What I think people fail to realize, or are just reluctant to admit, is just how big Harvard’s fiscal gap is, and just how small an impact measures like this would have….
4 Responses
6/30/2009 9:58 am
I’m shocked-SHOCKED!-that pre-registration for Harvard courses hasn’t been proposed as a cost-saving measure. This seems like the perfect time to push it through over the objections of entitled undergraduates. If students pre-register for fall courses in the spring, then Harvard-like most schools-can actually plan teaching assignments in a rational and ultimately more cost-effective way.
Common wasteful scenario #1: traditionally huge course has teaching guarantees for 10 sections for 180 students; that course is unexpectedly under-enrolled and has 10 sections for 120 students because the teaching is promised and budgeted based on predictions; this may be better for teaching, but it’s hard on budgets when you add it up.
Common wasteful scenario #2: relatively new course gets unexpectedly popular and needs 10 sections for 180 students instead of 5 sections for 90 students; instead of capping the course, Harvard scrambles to hire TFs from HLS and KSG and/or TAs from the community; this is wasteful because it sends money out of the FAS system instead of keeping it with GSAS students.
That letter writer from Bridgewater State calls heavier teaching loads the third rail of college politics. The real third rail at Harvard College is the undergraduate belief that “shopping period” is an inalienable human right. See the Crimson’s archives for Bill Kirby’s lesson on this subject. Perhaps Michael Smith can strap on a pair and get pre-registration done. It’s a policy that is both financially and educationally sound. Perhaps he would feel empowered if some faculty lined up behind the proposition or put it forward themselves.
6/30/2009 10:23 am
Hear, hear!
6/30/2009 10:33 am
I too wish we could have more accurate enrollment prediction; there are all kinds of advantages to knowing well in advance how many TFs to hire. But there is no need to know which students are going to be in the course, just how many. A few years ago, my colleague Stuart Shieber and a few students constructed a remarkably accurate enrollment prediction model, a computer model predicting the next year’s enrollments from such data as previous enrollments in feeder courses, faculty teaching ratings, numbers of new concentrators, what other “competing” courses are available, and so on. There was a report and there were quite a few presentations to deans, the registrar, and so on. For reasons about which I could only speculate, nothing happened, not even the simple matter of collecting more data so the model, if it were ever built, would have more data on which to chew. I think there was some skepticism that the thing could actually work, in spite of the evidence that it did work, predicting the 10th year of historical enrollments when it had been trained on data from the previous 9 years. And in spite of the fact that models like this are routinely used in the world of consumer goods and services to predict demand for new offerings based on historical and demographic data. (Shoe makers don’t decide how many pairs of red and black shoes to manufacture by asking shoe buyers to pre-register for their purchases.)

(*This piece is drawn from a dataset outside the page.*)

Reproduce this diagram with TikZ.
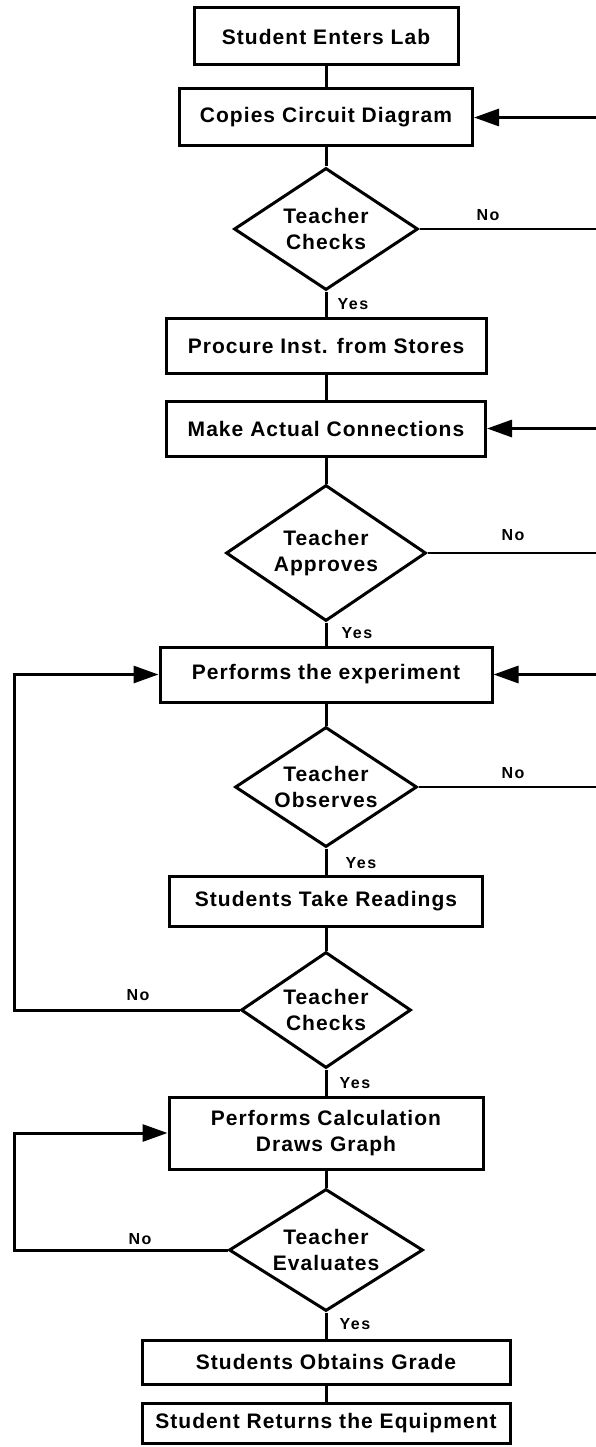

The truth about preregistration systems is that they work great if the objective is to ration scarce resources and the institution is willing to limit the extent to which students can change courses. These conditions are often met at the schools where preregistration is successful; without those conditions, pre-registration is not the magic bullet it is sometimes claimed to be. Harvard could impose those conditions too, but it would be an educationally costly change to cap course enrollments or to prevent students from switching courses or, in the case of freshmen, to expect students to choose courses before they had shown up in the fall.
6/30/2009 11:34 pm
At Brown, there is preregristration, but then we still have shopping period. You might think the latter undermines the former, but Harry Lewis’ first point seems to prove true: you don’t need to know which students will enroll. In my experience, we can predict the numbers remarkably well based on the preregistration numbers. Even if particular students who were preregistered end up dropping during shopping period, it seems an equal number of other students register at the start of the semester. We almost always end up with about the same numbers as the preregistration numbers, even if the actual students registered have changed dramatically.